I thought I recall some ZFS RAID layouts are along the lines of ashift * number of drives for the smallest record size. ashift impacts smaller record size and usable space on raidz but I don't remember its impact for stripe but I'd expect it happens there too. A RAID controller may let you work past that without manually adjusting drive ashift to lower settings per drive, but performance will be impacted just as much as a bad ashift value would have done. ashift forcing 4k sectors (unless you don't do that,. but its common & recommended for most modern drives), then on 4 drives, now means 16k smallest record. If you need random reads of small blocksizes from compressed (or encrypted?) ZFS records then smaller record sizes mean smaller reads and less decompression/decryption processing to get the data you wanted out of it but also means ZFS compression would be less beneficial.
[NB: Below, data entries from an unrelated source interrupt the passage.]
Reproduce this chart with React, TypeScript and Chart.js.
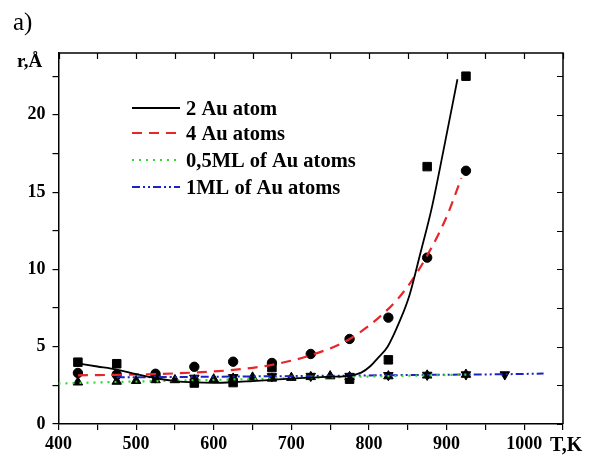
import React, { useEffect, useRef } from "react";
import { Chart, registerables } from "chart.js";

Chart.register(...registerables);

// ---- axis ticks ----
const xTicks = [400, 450, 500, 550, 600, 650, 700, 750, 800, 850, 900, 950, 1000, 1050];
const xLabels = [400, 500, 600, 700, 800, 900, 1000];
const yTicks = [0, 2.5, 5, 7.5, 10, 12.5, 15, 17.5, 20, 22.5];
const yLabels = [0, 5, 10, 15, 20];

// ---- measured points ----
const sq2AuT = [425, 475, 575, 625, 675, 775, 825, 875, 925];
const sq2AuR = [4.0, 3.9, 2.65, 2.68, 3.65, 2.9, 4.15, 16.65, 22.5];

const ci4AuT = [425, 475, 525, 575, 625, 675, 725, 775, 825, 875, 925];
const ci4AuR = [3.3, 3.2, 3.25, 3.7, 4.03, 3.95, 4.53, 5.5, 6.88, 10.76, 16.38];

const tri05T = [425, 475, 500, 525, 550, 575, 600, 625, 650, 675, 700, 725, 750, 775, 825, 875, 925];
const tri05R = [2.7, 2.75, 2.8, 2.85, 2.85, 2.85, 2.9, 2.95, 3.02, 2.95, 3.0, 3.05, 3.1, 3.05, 3.1, 3.15, 3.2];

const tri1T = [475, 525, 575, 625, 675, 725, 775, 825, 875, 925, 975];
const tri1R = [3.0, 3.0, 2.98, 3.02, 3.08, 3.1, 3.1, 3.15, 3.17, 3.2, 3.2];

// ---- fitted curves ----
const line2AuT = [427, 450, 475, 500, 525, 550, 575, 600, 625, 650, 675, 700, 725, 750, 775, 790, 802, 812, 824, 840, 852, 866, 881, 896, 914];
const line2AuR = [3.9, 3.72, 3.52, 3.22, 2.96, 2.78, 2.69, 2.66, 2.7, 2.78, 2.86, 2.94, 3.0, 3.06, 3.12, 3.32, 3.75, 4.3, 5.0, 6.7, 8.3, 11.0, 14.0, 17.7, 22.3];

const line4AuT = [425, 475, 525, 575, 625, 675, 725, 775, 825, 850, 875, 900, 919];
const line4AuR = [3.15, 3.18, 3.23, 3.33, 3.5, 3.83, 4.45, 5.5, 7.45, 8.9, 10.9, 13.4, 15.9];

const line05T = [400, 475, 550, 625, 700, 775, 850, 930];
const line05R = [2.62, 2.72, 2.8, 2.88, 2.97, 3.05, 3.12, 3.2];

const line1T = [475, 575, 675, 775, 875, 975, 1025];
const line1R = [3.02, 3.05, 3.09, 3.13, 3.18, 3.22, 3.26];

const legendLabels = ["2 Au atom", "4 Au atoms", "0,5ML of Au atoms", "1ML of Au atoms"];
const legendColors = ["#000000", "#e8262a", "#33d62f", "#1c22c4"];
const legendDashes = [[], [10, 7], [2, 5], [8, 3, 2, 3, 2, 3]];

const pts = (t: number[], r: number[]) => t.map((v, i) => ({ x: v, y: r[i] }));

const SERIF = '"Liberation Serif", "Times New Roman", serif';

const framePlugin = {
  id: "frame",
  afterDraw(chart: any) {
    const { ctx, chartArea: a, scales } = chart;
    const xs = scales.x;
    const ys = scales.y;
    ctx.save();
    ctx.strokeStyle = "#000";
    ctx.lineWidth = 1.5;
    ctx.setLineDash([]);
    ctx.beginPath();
    ctx.moveTo(a.left, a.top);
    ctx.lineTo(a.right, a.top);
    ctx.lineTo(a.right, a.bottom);
    ctx.stroke();
    ctx.lineWidth = 1.2;
    ctx.beginPath();
    for (const v of xTicks) {
      const px = Math.round(xs.getPixelForValue(v)) + 0.5;
      ctx.moveTo(px, a.top);
      ctx.lineTo(px, a.top + 6);
    }
    for (const v of yTicks) {
      const py = Math.round(ys.getPixelForValue(v)) + 0.5;
      ctx.moveTo(a.right, py);
      ctx.lineTo(a.right - 6, py);
    }
    ctx.stroke();

    ctx.fillStyle = "#000";
    ctx.textBaseline = "alphabetic";
    ctx.textAlign = "left";
    ctx.font = `25px ${SERIF}`;
    ctx.fillText("a)", 13, 30);
    ctx.font = `bold 19px ${SERIF}`;
    ctx.fillText("r,Å", 17, 67);
    ctx.font = `bold 20px ${SERIF}`;
    ctx.fillText("T,K", 550, 451);

    // legend
    const rows = [108, 133, 160, 187];
    legendLabels.forEach((lab, i) => {
      const y = rows[i];
      ctx.strokeStyle = legendColors[i];
      ctx.lineWidth = i === 0 ? 1.8 : 2;
      ctx.setLineDash(legendDashes[i]);
      ctx.beginPath();
      ctx.moveTo(132, y);
      ctx.lineTo(180, y);
      ctx.stroke();
      ctx.setLineDash([]);
      ctx.fillStyle = "#000";
      ctx.font = `bold 20.5px ${SERIF}`;
      ctx.fillText(lab, 186, y + 7);
    });
    ctx.restore();
  },
};

export default function App() {
  const ref = useRef<HTMLCanvasElement | null>(null);
  useEffect(() => {
    if (!ref.current) return;
    Chart.defaults.font.family = SERIF;
    const lineDs = (label: string, t: number[], r: number[], color: string, dash: number[], w: number) => ({
      label,
      data: pts(t, r),
      showLine: true,
      borderColor: color,
      backgroundColor: color,
      borderWidth: w,
      borderDash: dash,
      pointRadius: 0,
      cubicInterpolationMode: "monotone",
      tension: 0.4,
      order: 0,
    });
    const markDs = (label: string, t: number[], r: number[], style: string, radius: number, rot = 0) => ({
      label,
      data: pts(t, r),
      showLine: false,
      pointStyle: style,
      pointRadius: radius,
      pointRotation: rot,
      pointBackgroundColor: "#000",
      pointBorderColor: "#000",
      pointBorderWidth: 1,
      order: 1,
    });
    const chart = new Chart(ref.current, {
      type: "scatter",
      data: {
        datasets: [
          lineDs(legendLabels[0], line2AuT, line2AuR, legendColors[0], legendDashes[0], 1.8),
          lineDs(legendLabels[1], line4AuT, line4AuR, legendColors[1], legendDashes[1], 2.2),
          lineDs(legendLabels[2], line05T, line05R, legendColors[2], legendDashes[2], 2.2),
          lineDs(legendLabels[3], line1T, line1R, legendColors[3], legendDashes[3], 2),
          markDs("2 Au pts", sq2AuT, sq2AuR, "rect", 6),
          markDs("4 Au pts", ci4AuT, ci4AuR, "circle", 4.7),
          markDs("0.5ML pts", tri05T, tri05R, "triangle", 5.5),
          markDs("1ML pts", tri1T, tri1R, "triangle", 5.5, 180),
        ] as any,
      },
      options: {
        animation: false,
        responsive: false,
        devicePixelRatio: 1,
        layout: { padding: { left: 0, right: 35, top: 53, bottom: 0 } },
        plugins: { legend: { display: false }, tooltip: { enabled: false } },
        scales: {
          x: {
            type: "linear",
            min: 400,
            max: 1050,
            afterBuildTicks: (ax: any) => {
              ax.ticks = xTicks.map((v) => ({ value: v }));
            },
            afterFit: (s: any) => {
              s.height = 31;
            },
            ticks: {
              autoSkip: false,
              maxRotation: 0,
              color: "#000",
              padding: 4,
              font: { size: 18, weight: "bold", family: SERIF },
              callback: (v: any) => (xLabels.includes(Number(v)) ? String(v) : ""),
            },
            grid: { drawOnChartArea: false, drawTicks: true, tickLength: 6, color: "#000", lineWidth: 1.2 },
            border: { display: true, color: "#000", width: 1.5 },
          },
          y: {
            type: "linear",
            min: 0,
            max: 24,
            afterBuildTicks: (ax: any) => {
              ax.ticks = yTicks.map((v) => ({ value: v }));
            },
            afterFit: (s: any) => {
              s.width = 58.5;
            },
            ticks: {
              autoSkip: false,
              color: "#000",
              padding: 7,
              font: { size: 18, weight: "bold", family: SERIF },
              callback: (v: any) => (yLabels.includes(Number(v)) ? String(v) : ""),
            },
            grid: { drawOnChartArea: false, drawTicks: true, tickLength: 6, color: "#000", lineWidth: 1.2 },
            border: { display: true, color: "#000", width: 1.5 },
          },
        },
      },
      plugins: [framePlugin],
    });
    return () => chart.destroy();
  }, []);
  return (
    <div style={{ position: "absolute", left: 0, top: 0, width: 598, height: 455, background: "#fff" }}>
      <canvas ref={ref} width={598} height={455} style={{ display: "block" }} />
    </div>
  );
}
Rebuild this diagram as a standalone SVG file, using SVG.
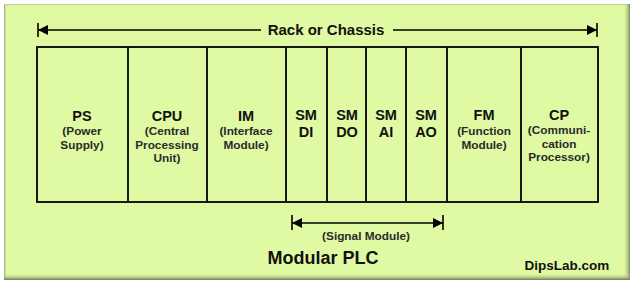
<svg xmlns="http://www.w3.org/2000/svg" width="634" height="284" viewBox="0 0 634 284">
<defs>
<linearGradient id="gr" x1="0" y1="0" x2="1" y2="0"><stop offset="0" stop-color="#e0f9a3" stop-opacity="0"/><stop offset="1" stop-color="#7e8a66"/></linearGradient>
<linearGradient id="gb" x1="0" y1="0" x2="0" y2="1"><stop offset="0" stop-color="#e0f9a3" stop-opacity="0"/><stop offset="1" stop-color="#6f7a5a"/></linearGradient>
<linearGradient id="gl" x1="0" y1="0" x2="1" y2="0"><stop offset="0" stop-color="#8f9c78"/><stop offset="1" stop-color="#e0f9a3" stop-opacity="0"/></linearGradient>
<linearGradient id="gt" x1="0" y1="0" x2="0" y2="1"><stop offset="0" stop-color="#a8b48e"/><stop offset="1" stop-color="#e0f9a3" stop-opacity="0"/></linearGradient>
<marker id="ah" viewBox="0 0 10 10" refX="10" refY="5" markerWidth="10" markerHeight="10" markerUnits="userSpaceOnUse" orient="auto-start-reverse"><path d="M0,0 L10,5 L0,10 Z" fill="#000"/></marker>
</defs>
<style>
.mod{fill:none;stroke:#111;stroke-width:1.6}
.t{font-family:"Liberation Sans",Arial,sans-serif;font-weight:bold;fill:#111;text-anchor:middle}
.h{font-size:14.5px}
.s{font-size:11.8px;fill:#2a2a2a}
.ln{stroke:#000;stroke-width:1.6;fill:none}
</style>
<rect width="634" height="284" fill="#fff"/>
<g id="panel">
<rect x="4" y="4" width="626" height="276" fill="#e0f9a3"/>
<rect x="4" y="4" width="3" height="276" fill="url(#gl)"/>
<rect x="4" y="4" width="626" height="2" fill="url(#gt)"/>
<rect x="623" y="4" width="7" height="276" fill="url(#gr)"/>
<rect x="4" y="273" width="626" height="7" fill="url(#gb)"/>
</g>
<g id="connectors">
<line class="ln" x1="38" y1="30" x2="261" y2="30" marker-start="url(#ah)"/>
<line class="ln" x1="393" y1="30" x2="597" y2="30" marker-end="url(#ah)"/>
<line class="ln" x1="38" y1="23" x2="38" y2="37"/>
<line class="ln" x1="597" y1="23" x2="597" y2="37"/>
<line class="ln" x1="292" y1="223" x2="443" y2="223" marker-start="url(#ah)" marker-end="url(#ah)"/>
<line class="ln" x1="292" y1="215" x2="292" y2="230"/>
<line class="ln" x1="443" y1="215" x2="443" y2="230"/>
</g>
<g id="rack-label"><text class="t" x="326" y="35" font-size="15">Rack or Chassis</text></g>
<g id="rack"><rect class="mod" x="37" y="47" width="561" height="155"/></g>
<g id="PS"><rect class="mod" x="37" y="47" width="91" height="155"/><text class="t h" x="82" y="121">PS</text><text class="t s" x="82" y="135">(Power</text><text class="t s" x="82" y="148.5">Supply)</text></g>
<g id="CPU"><rect class="mod" x="128" y="47" width="79" height="155"/><text class="t h" x="167" y="121">CPU</text><text class="t s" x="167" y="135">(Central</text><text class="t s" x="167" y="148.5">Processing</text><text class="t s" x="167" y="162">Unit)</text></g>
<g id="IM"><rect class="mod" x="207" y="47" width="79" height="155"/><text class="t h" x="246" y="121">IM</text><text class="t s" x="246" y="135">(Interface</text><text class="t s" x="246" y="148.5">Module)</text></g>
<g id="SMDI"><rect class="mod" x="286" y="47" width="41" height="155"/><text class="t h" x="306" y="120">SM</text><text class="t h" x="306" y="137">DI</text></g>
<g id="SMDO"><rect class="mod" x="327" y="47" width="39" height="155"/><text class="t h" x="347" y="120">SM</text><text class="t h" x="347" y="137">DO</text></g>
<g id="SMAI"><rect class="mod" x="366" y="47" width="40" height="155"/><text class="t h" x="386" y="120">SM</text><text class="t h" x="386" y="137">AI</text></g>
<g id="SMAO"><rect class="mod" x="406" y="47" width="41" height="155"/><text class="t h" x="426" y="120">SM</text><text class="t h" x="426" y="137">AO</text></g>
<g id="FM"><rect class="mod" x="447" y="47" width="74" height="155"/><text class="t h" x="484" y="120">FM</text><text class="t s" x="484" y="135">(Function</text><text class="t s" x="484" y="148.5">Module)</text></g>
<g id="CP"><rect class="mod" x="521" y="47" width="77" height="155"/><text class="t h" x="559" y="120">CP</text><text class="t s" x="559" y="134">(Communi-</text><text class="t s" x="559" y="147.5">cation</text><text class="t s" x="559" y="161">Processor)</text></g>
<g id="signal-label"><text class="t s" x="366" y="240">(Signal Module)</text></g>
<g id="title"><text class="t" x="323" y="264" font-size="18">Modular PLC</text></g>
<g id="credit"><text class="t" x="567" y="270" font-size="13.5">DipsLab.com</text></g>
</svg>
If the reads are larger, a larger recordsize (and maybe comparable database tuning? would perform better, The more writes are large and/or sequential, the better they are handled by comparably larger record sizes. As you stated, you can always retune this as you will be destroying+creating the database regularly and may find an inbetween value of 16k, 32k, or 64k recordsizes are better than 8k or 128k+ with your particular workload.

Compared to consumer SSDs, optane drives are much more durable and faster with random/smaller I/O. Having more SSD than you need is good for improving SSD life though that matters more with lower end SSD technologies. Having room to grow is always a good plan though. There are faster drives than optane for sequential I/O but I haven't heard of anything surpassing its random I/O. RAM beats any drive and is always good to make sure you have enough and extra means more cache space.